* _What is needed_
Copy everything in the data below exactly except the pictures.

* _Stored data_
+ + + +
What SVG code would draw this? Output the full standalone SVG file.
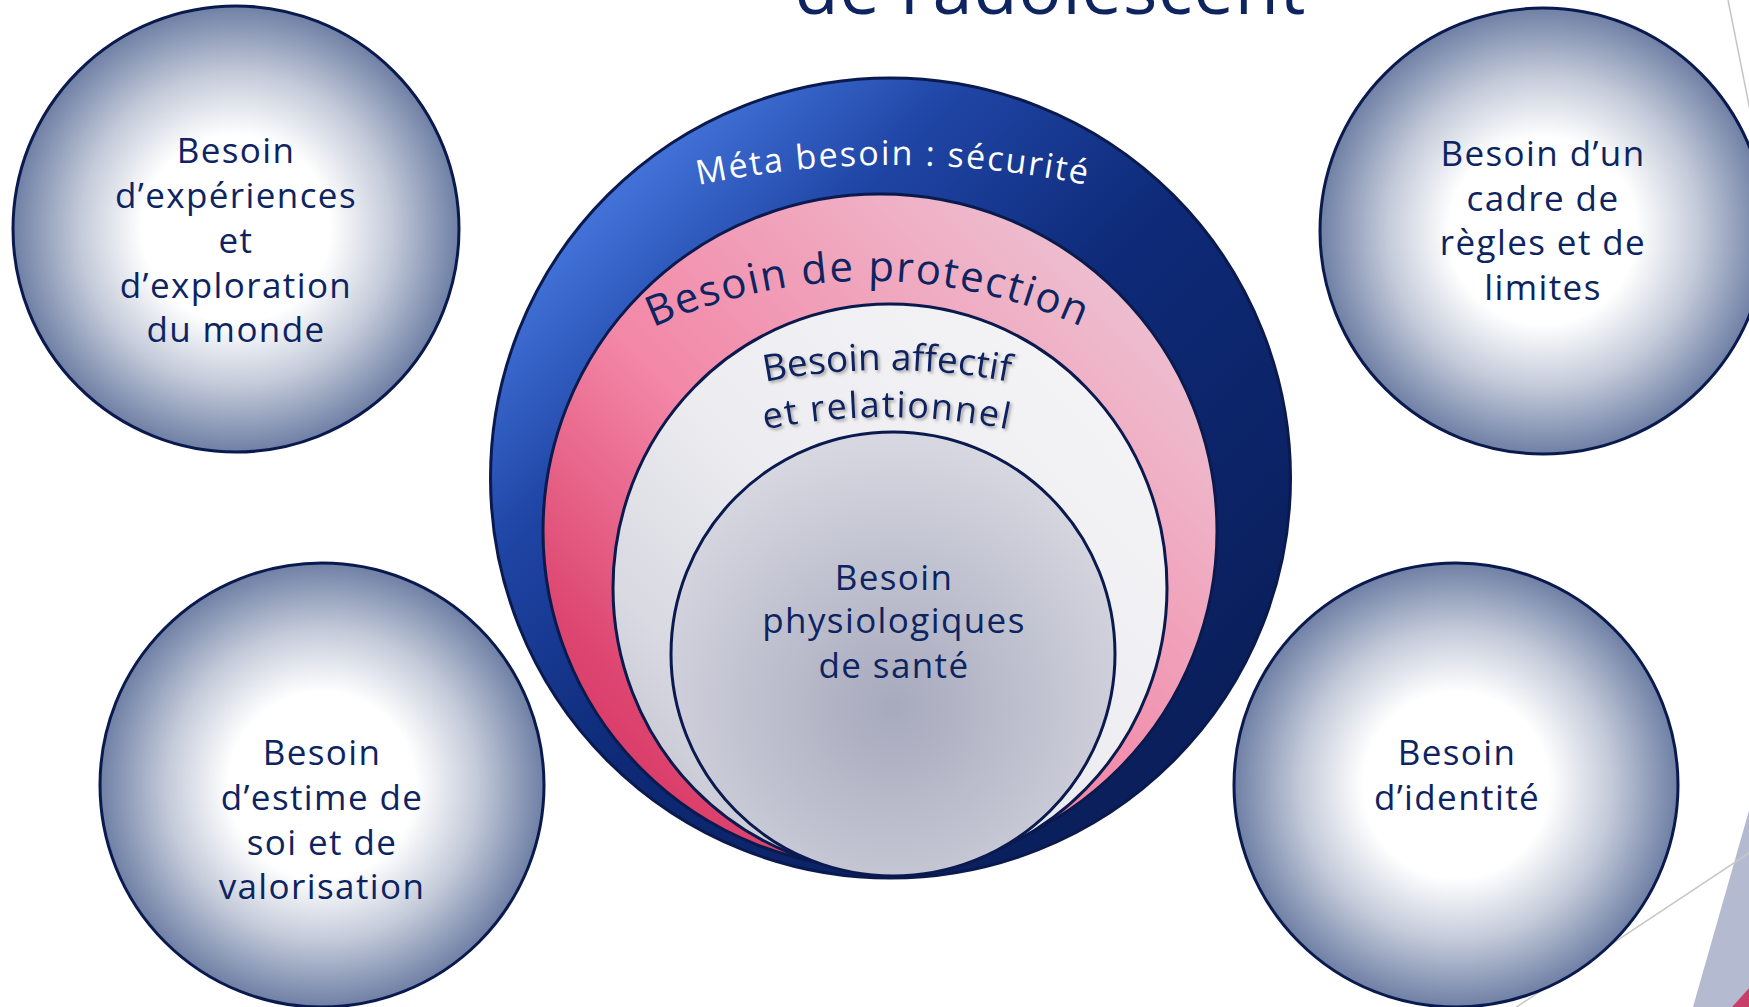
<svg xmlns="http://www.w3.org/2000/svg" width="1749" height="1007" viewBox="0 0 1749 1007">
  <style>
    .lbl { font-family: "Open Sans", "Noto Sans", "Liberation Sans", sans-serif; font-size: 35px; letter-spacing: 1.4px; fill: #0d2461; text-anchor: middle; }
    .bubble { fill: url(#bubbleGrad); stroke: #0a1a4e; stroke-width: 3; }
    .ring { stroke: #0a1a4e; stroke-width: 3; }
    .arc { font-family: "Open Sans", "Noto Sans", "Liberation Sans", sans-serif; text-anchor: middle; }
  </style>
  <defs>
    <radialGradient id="bubbleGrad" cx="0.5" cy="0.5" r="0.5">
      <stop offset="0" stop-color="#ffffff"/>
      <stop offset="0.42" stop-color="#ffffff"/>
      <stop offset="0.7" stop-color="#c3cad9"/>
      <stop offset="1" stop-color="#6f80a5"/>
    </radialGradient>
    <linearGradient id="outerGrad" x1="0" y1="0" x2="1" y2="1">
      <stop offset="0" stop-color="#5a8cf0"/>
      <stop offset="0.15" stop-color="#4272d8"/>
      <stop offset="0.3" stop-color="#1f45a5"/>
      <stop offset="0.5" stop-color="#0e2a78"/>
      <stop offset="1" stop-color="#081a4e"/>
    </linearGradient>
    <linearGradient id="pinkGrad" x1="0" y1="1" x2="1" y2="0">
      <stop offset="0" stop-color="#d02a58"/>
      <stop offset="0.2" stop-color="#dd4670"/>
      <stop offset="0.45" stop-color="#f387a7"/>
      <stop offset="0.75" stop-color="#efb0c5"/>
      <stop offset="1" stop-color="#eacfdc"/>
    </linearGradient>
    <linearGradient id="whiteGrad" x1="1" y1="0" x2="0" y2="1">
      <stop offset="0" stop-color="#f6f6f8"/>
      <stop offset="0.5" stop-color="#ededf1"/>
      <stop offset="0.75" stop-color="#d8d9e1"/>
      <stop offset="1" stop-color="#b8b9c8"/>
    </linearGradient>
    <radialGradient id="innerGrad" cx="0.5" cy="0.62" r="0.6">
      <stop offset="0" stop-color="#a7a9bd"/>
      <stop offset="1" stop-color="#d6d7e0"/>
    </radialGradient>
    <filter id="shadow" x="-10%" y="-30%" width="120%" height="160%">
      <feDropShadow dx="2" dy="2" stdDeviation="1.5" flood-color="#666" flood-opacity="0.55"/>
    </filter>
    <path id="arcMeta" d="M 600 211.3 A 951 951 0 0 1 1186 211.3"/>
    <path id="arcProt" d="M 560 382 A 520 520 0 0 1 1176 382"/>
    <path id="arcAff1" d="M 700 398 A 640 640 0 0 1 1074 398"/>
    <path id="arcAff2" d="M 700 447 A 600 600 0 0 1 1074 447"/>
  </defs>

  <g id="decorations">
    <line x1="1728" y1="0" x2="1752" y2="120" stroke="#c4c4c4" stroke-width="1.5"/>
    <polygon points="1693,1007 1752,800 1752,1007" fill="#b4bbd0"/>
    <polygon points="1732,1007 1752,985 1752,1007" fill="#c8406a"/>
    <line x1="1515" y1="1008" x2="1752" y2="851" stroke="#c8c8c8" stroke-width="1.5"/>
  </g>

  <g id="title">
    <text x="1050" y="14" font-family="Open Sans, Noto Sans, sans-serif" font-size="72" font-weight="500" fill="#0d2461" text-anchor="middle" textLength="511">de l’adolescent</text>
  </g>

  <g id="node-experiences">
    <circle class="bubble" cx="236" cy="229" r="223"/>
    <text class="lbl"><tspan x="236" y="163">Besoin</tspan><tspan x="236" y="208">d’expériences</tspan><tspan x="236" y="253">et</tspan><tspan x="236" y="298">d’exploration</tspan><tspan x="236" y="342">du monde</tspan></text>
  </g>

  <g id="node-cadre">
    <circle class="bubble" cx="1543" cy="231" r="223"/>
    <text class="lbl"><tspan x="1543" y="166">Besoin d’un</tspan><tspan x="1543" y="211">cadre de</tspan><tspan x="1543" y="255">règles et de</tspan><tspan x="1543" y="300">limites</tspan></text>
  </g>

  <g id="node-estime">
    <circle class="bubble" cx="322" cy="785" r="222"/>
    <text class="lbl"><tspan x="322" y="765">Besoin</tspan><tspan x="322" y="810">d’estime de</tspan><tspan x="322" y="855">soi et de</tspan><tspan x="322" y="899">valorisation</tspan></text>
  </g>

  <g id="node-identite">
    <circle class="bubble" cx="1456" cy="785" r="222"/>
    <text class="lbl"><tspan x="1457" y="765">Besoin</tspan><tspan x="1457" y="810">d’identité</tspan></text>
  </g>

  <g id="node-securite">
    <circle class="ring" cx="890.5" cy="478" r="400" fill="url(#outerGrad)"/>
    <text class="arc" font-size="34" letter-spacing="2" fill="#ffffff"><textPath href="#arcMeta" startOffset="50%">Méta besoin : sécurité</textPath></text>
  </g>

  <g id="node-protection">
    <circle class="ring" cx="880" cy="531" r="337" fill="url(#pinkGrad)"/>
    <text class="arc" font-size="42" letter-spacing="1.8" fill="#0d2461"><textPath href="#arcProt" startOffset="50%">Besoin de protection</textPath></text>
  </g>

  <g id="node-affectif">
    <ellipse class="ring" cx="890" cy="588" rx="277" ry="284" fill="url(#whiteGrad)"/>
    <g filter="url(#shadow)">
      <text class="arc" font-size="37" letter-spacing="0" fill="#0d2461"><textPath href="#arcAff1" startOffset="50%">Besoin affectif</textPath></text>
      <text class="arc" font-size="36" letter-spacing="1.6" fill="#0d2461"><textPath href="#arcAff2" startOffset="50%">et relationnel</textPath></text>
    </g>
  </g>

  <g id="node-physio">
    <circle class="ring" cx="893" cy="654" r="222" fill="url(#innerGrad)"/>
    <text class="lbl"><tspan x="894" y="590">Besoin</tspan><tspan x="894" y="633">physiologiques</tspan><tspan x="894" y="678">de santé</tspan></text>
  </g>
</svg>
+ + + +
* _Answer to this task_
What SVG code would draw this? Output the full standalone SVG file.
<svg xmlns="http://www.w3.org/2000/svg" width="1749" height="1007" viewBox="0 0 1749 1007">
  <style>
    .lbl { font-family: "Open Sans", "Noto Sans", "Liberation Sans", sans-serif; font-size: 35px; letter-spacing: 1.4px; fill: #0d2461; text-anchor: middle; }
    .bubble { fill: url(#bubbleGrad); stroke: #0a1a4e; stroke-width: 3; }
    .ring { stroke: #0a1a4e; stroke-width: 3; }
    .arc { font-family: "Open Sans", "Noto Sans", "Liberation Sans", sans-serif; text-anchor: middle; }
  </style>
  <defs>
    <radialGradient id="bubbleGrad" cx="0.5" cy="0.5" r="0.5">
      <stop offset="0" stop-color="#ffffff"/>
      <stop offset="0.42" stop-color="#ffffff"/>
      <stop offset="0.7" stop-color="#c3cad9"/>
      <stop offset="1" stop-color="#6f80a5"/>
    </radialGradient>
    <linearGradient id="outerGrad" x1="0" y1="0" x2="1" y2="1">
      <stop offset="0" stop-color="#5a8cf0"/>
      <stop offset="0.15" stop-color="#4272d8"/>
      <stop offset="0.3" stop-color="#1f45a5"/>
      <stop offset="0.5" stop-color="#0e2a78"/>
      <stop offset="1" stop-color="#081a4e"/>
    </linearGradient>
    <linearGradient id="pinkGrad" x1="0" y1="1" x2="1" y2="0">
      <stop offset="0" stop-color="#d02a58"/>
      <stop offset="0.2" stop-color="#dd4670"/>
      <stop offset="0.45" stop-color="#f387a7"/>
      <stop offset="0.75" stop-color="#efb0c5"/>
      <stop offset="1" stop-color="#eacfdc"/>
    </linearGradient>
    <linearGradient id="whiteGrad" x1="1" y1="0" x2="0" y2="1">
      <stop offset="0" stop-color="#f6f6f8"/>
      <stop offset="0.5" stop-color="#ededf1"/>
      <stop offset="0.75" stop-color="#d8d9e1"/>
      <stop offset="1" stop-color="#b8b9c8"/>
    </linearGradient>
    <radialGradient id="innerGrad" cx="0.5" cy="0.62" r="0.6">
      <stop offset="0" stop-color="#a7a9bd"/>
      <stop offset="1" stop-color="#d6d7e0"/>
    </radialGradient>
    <filter id="shadow" x="-10%" y="-30%" width="120%" height="160%">
      <feDropShadow dx="2" dy="2" stdDeviation="1.5" flood-color="#666" flood-opacity="0.55"/>
    </filter>
    <path id="arcMeta" d="M 600 211.3 A 951 951 0 0 1 1186 211.3"/>
    <path id="arcProt" d="M 560 382 A 520 520 0 0 1 1176 382"/>
    <path id="arcAff1" d="M 700 398 A 640 640 0 0 1 1074 398"/>
    <path id="arcAff2" d="M 700 447 A 600 600 0 0 1 1074 447"/>
  </defs>

  <g id="decorations">
    <line x1="1728" y1="0" x2="1752" y2="120" stroke="#c4c4c4" stroke-width="1.5"/>
    <polygon points="1693,1007 1752,800 1752,1007" fill="#b4bbd0"/>
    <polygon points="1732,1007 1752,985 1752,1007" fill="#c8406a"/>
    <line x1="1515" y1="1008" x2="1752" y2="851" stroke="#c8c8c8" stroke-width="1.5"/>
  </g>

  <g id="title">
    <text x="1050" y="14" font-family="Open Sans, Noto Sans, sans-serif" font-size="72" font-weight="500" fill="#0d2461" text-anchor="middle" textLength="511">de l’adolescent</text>
  </g>

  <g id="node-experiences">
    <circle class="bubble" cx="236" cy="229" r="223"/>
    <text class="lbl"><tspan x="236" y="163">Besoin</tspan><tspan x="236" y="208">d’expériences</tspan><tspan x="236" y="253">et</tspan><tspan x="236" y="298">d’exploration</tspan><tspan x="236" y="342">du monde</tspan></text>
  </g>

  <g id="node-cadre">
    <circle class="bubble" cx="1543" cy="231" r="223"/>
    <text class="lbl"><tspan x="1543" y="166">Besoin d’un</tspan><tspan x="1543" y="211">cadre de</tspan><tspan x="1543" y="255">règles et de</tspan><tspan x="1543" y="300">limites</tspan></text>
  </g>

  <g id="node-estime">
    <circle class="bubble" cx="322" cy="785" r="222"/>
    <text class="lbl"><tspan x="322" y="765">Besoin</tspan><tspan x="322" y="810">d’estime de</tspan><tspan x="322" y="855">soi et de</tspan><tspan x="322" y="899">valorisation</tspan></text>
  </g>

  <g id="node-identite">
    <circle class="bubble" cx="1456" cy="785" r="222"/>
    <text class="lbl"><tspan x="1457" y="765">Besoin</tspan><tspan x="1457" y="810">d’identité</tspan></text>
  </g>

  <g id="node-securite">
    <circle class="ring" cx="890.5" cy="478" r="400" fill="url(#outerGrad)"/>
    <text class="arc" font-size="34" letter-spacing="2" fill="#ffffff"><textPath href="#arcMeta" startOffset="50%">Méta besoin : sécurité</textPath></text>
  </g>

  <g id="node-protection">
    <circle class="ring" cx="880" cy="531" r="337" fill="url(#pinkGrad)"/>
    <text class="arc" font-size="42" letter-spacing="1.8" fill="#0d2461"><textPath href="#arcProt" startOffset="50%">Besoin de protection</textPath></text>
  </g>

  <g id="node-affectif">
    <ellipse class="ring" cx="890" cy="588" rx="277" ry="284" fill="url(#whiteGrad)"/>
    <g filter="url(#shadow)">
      <text class="arc" font-size="37" letter-spacing="0" fill="#0d2461"><textPath href="#arcAff1" startOffset="50%">Besoin affectif</textPath></text>
      <text class="arc" font-size="36" letter-spacing="1.6" fill="#0d2461"><textPath href="#arcAff2" startOffset="50%">et relationnel</textPath></text>
    </g>
  </g>

  <g id="node-physio">
    <circle class="ring" cx="893" cy="654" r="222" fill="url(#innerGrad)"/>
    <text class="lbl"><tspan x="894" y="590">Besoin</tspan><tspan x="894" y="633">physiologiques</tspan><tspan x="894" y="678">de santé</tspan></text>
  </g>
</svg>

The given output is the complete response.